Plaintiff STRUNK'S complaint, as well as his opposition to defendants' motions to dismiss, alleges that the correct interpretation of the natural born citizen clause of the U.S. Constitution requires a natural born citizen to have been born on United States soil and have two United States born parents. Despite plaintiff's assertions, Article II, Section 1, Clause 5 does not state this. No legal authority has ever stated that the natural born citizen clause means what plaintiff STRUNK claims it states. "The phrase natural born citizen' is not defined in the Constitution, see Minor v Happersett, 88 US 162, 167 [1875]), nor does it appear anywhere else in the document, see Charles Gordon, Who Can Be President of the United States: An Unresolved Enigma, 28 Md. L. Rev. 1, 5 (1968)." (Hollander v McCain at 65). Plaintiff STRUNK cannot wish into existence an interpretation that he chooses for the natural born citizen clause. There is no arguable legal basis for the proposition that both parents of the President must have been born on U.S. soil. This assertion is as frivolous as the multitude of alleged allegations outlined above.

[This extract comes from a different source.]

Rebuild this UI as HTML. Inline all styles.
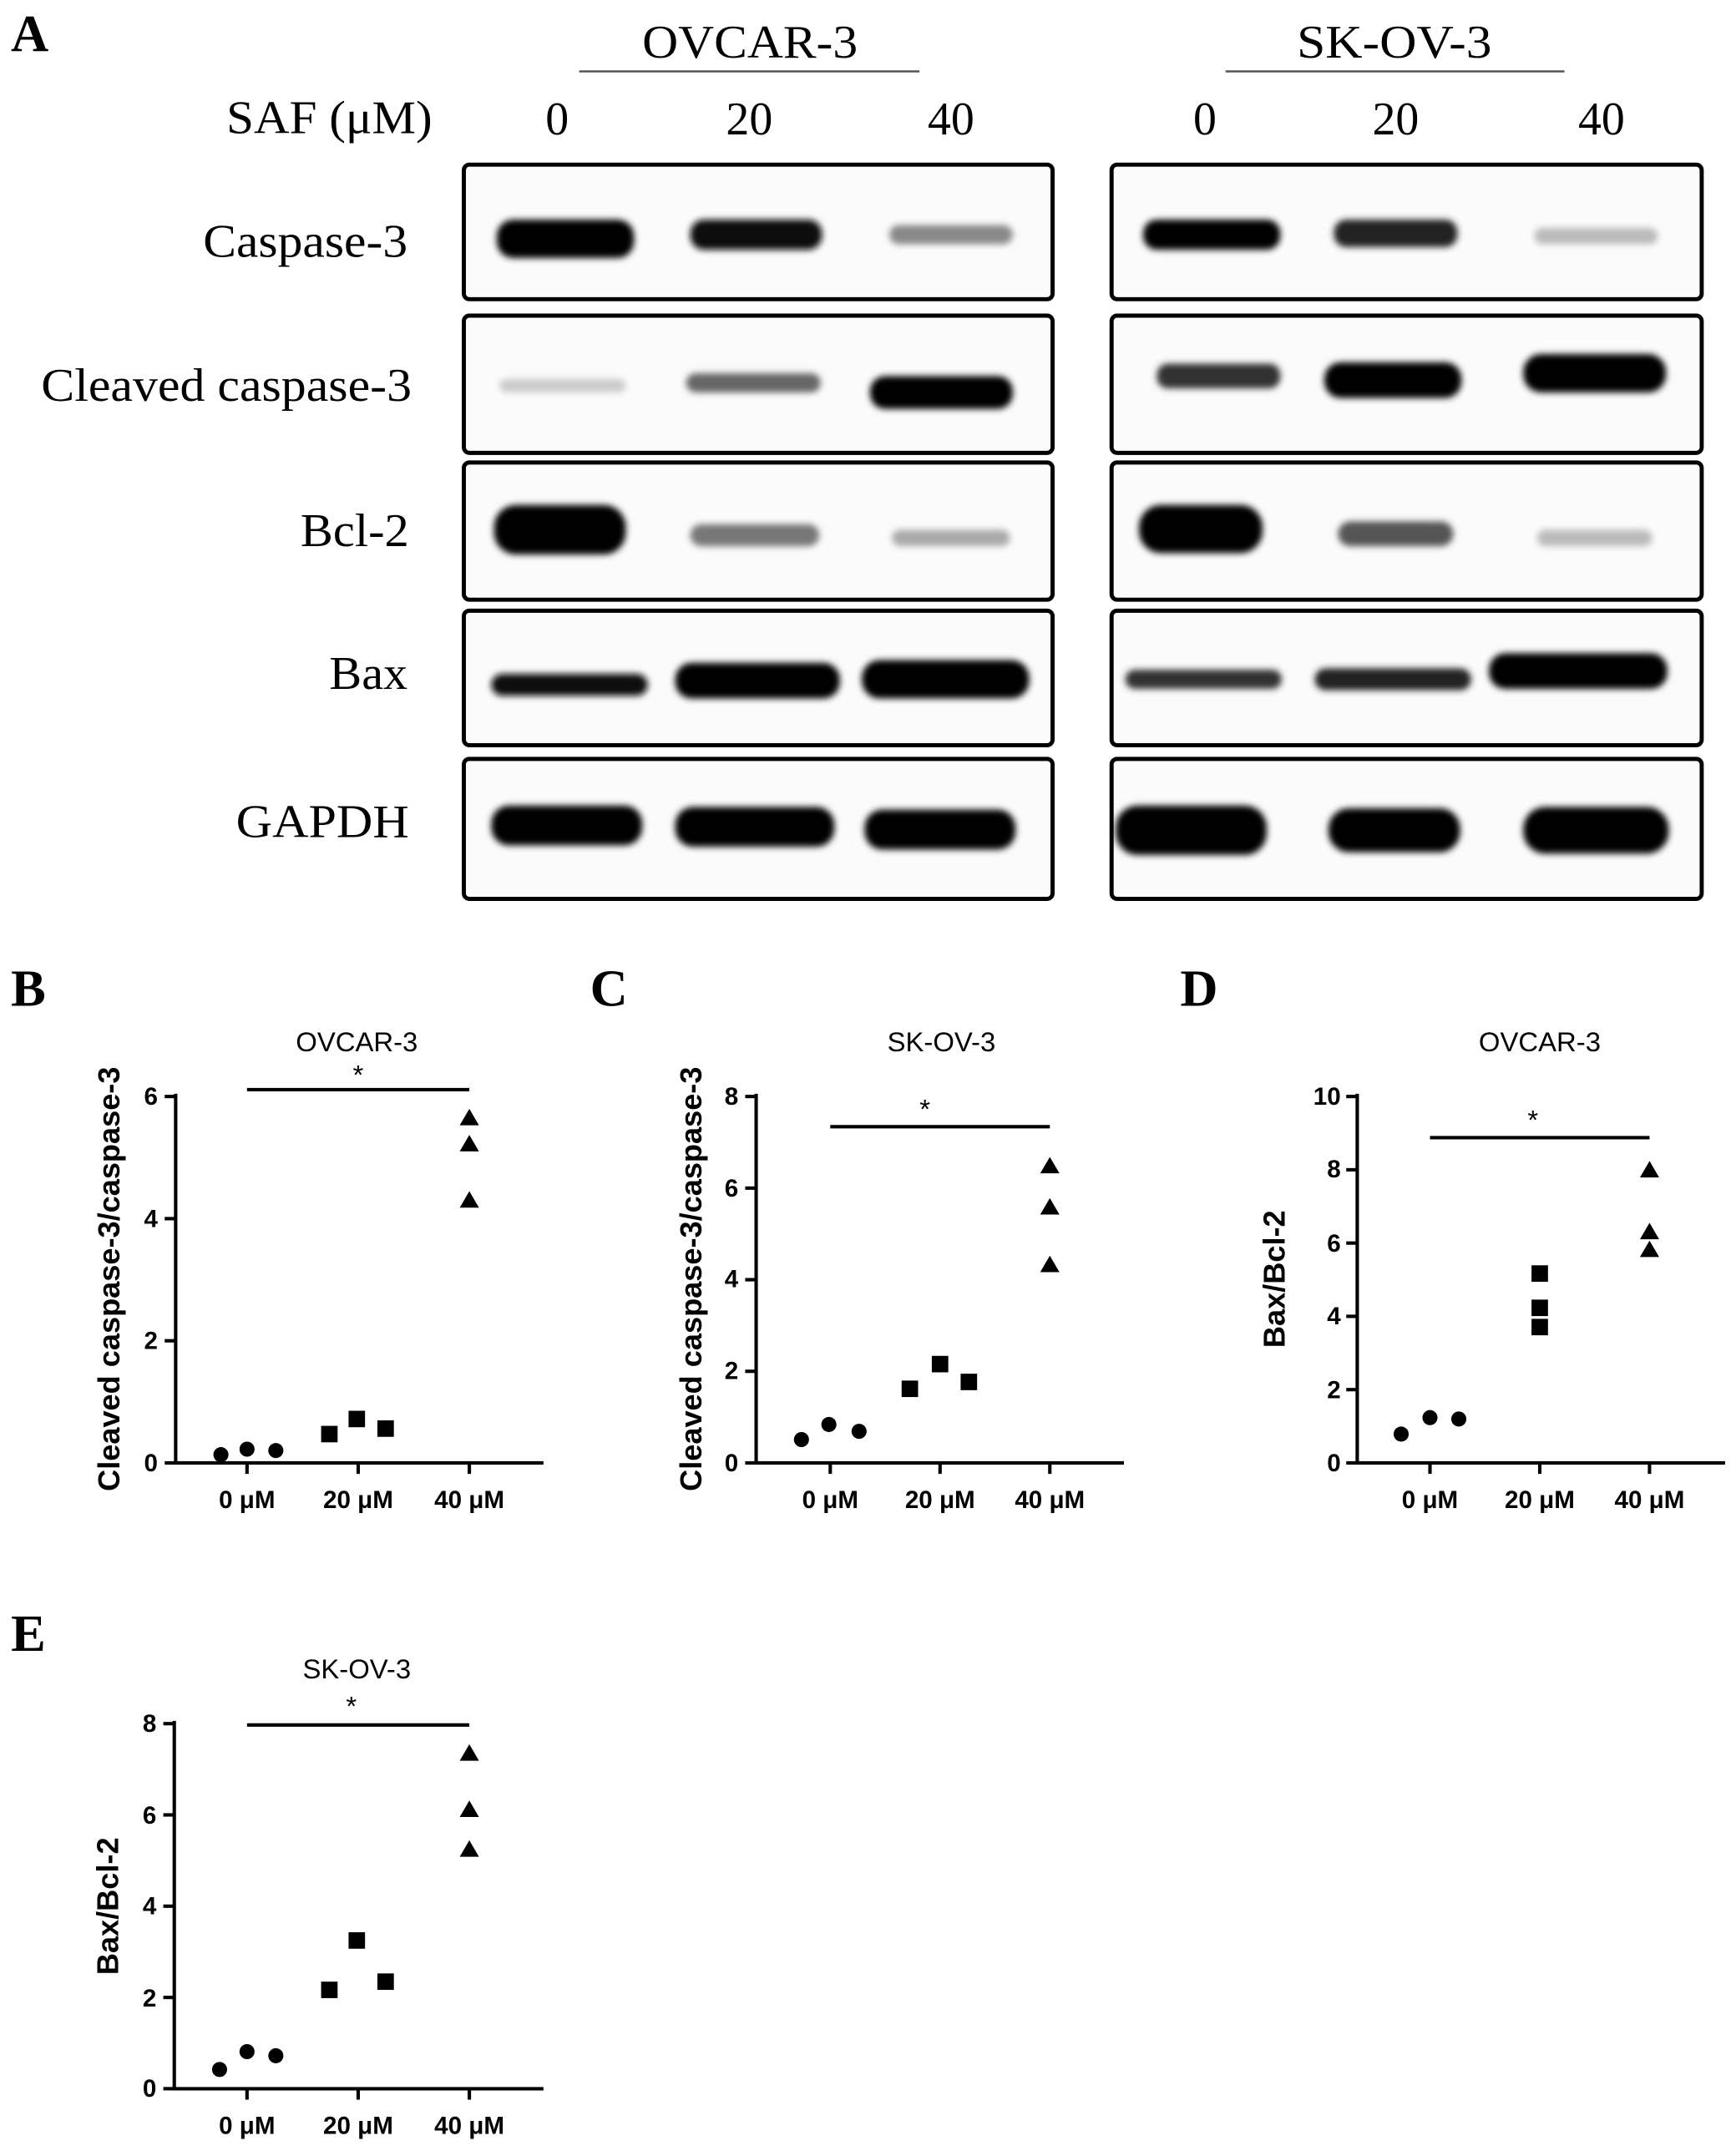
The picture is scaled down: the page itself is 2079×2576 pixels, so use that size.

Moreover, President OBAMA is the sixth U. S. President to have had one or both of his parents not born on U.S. soil. Plaintiff STRUNK and his fellow "birthers" might not realize that: both parents of President Andrew Jackson were born in what is now Northern Ireland; President James Buchanan's father was born in County Donegal, Ireland; President Chester A. Arthur's father was born in what is now Northern Ireland; President Woodrow Wilson's mother was born in Carlisle, England; and, President Herbert Hoover's mother was born in Norwich, Ontario, Canada.
Therefore, the prosecution of the instant action by plaintiff STRUNK, with its fanciful, fantastic, delusional, irrational and baseless claims about defendants appears is frivolous.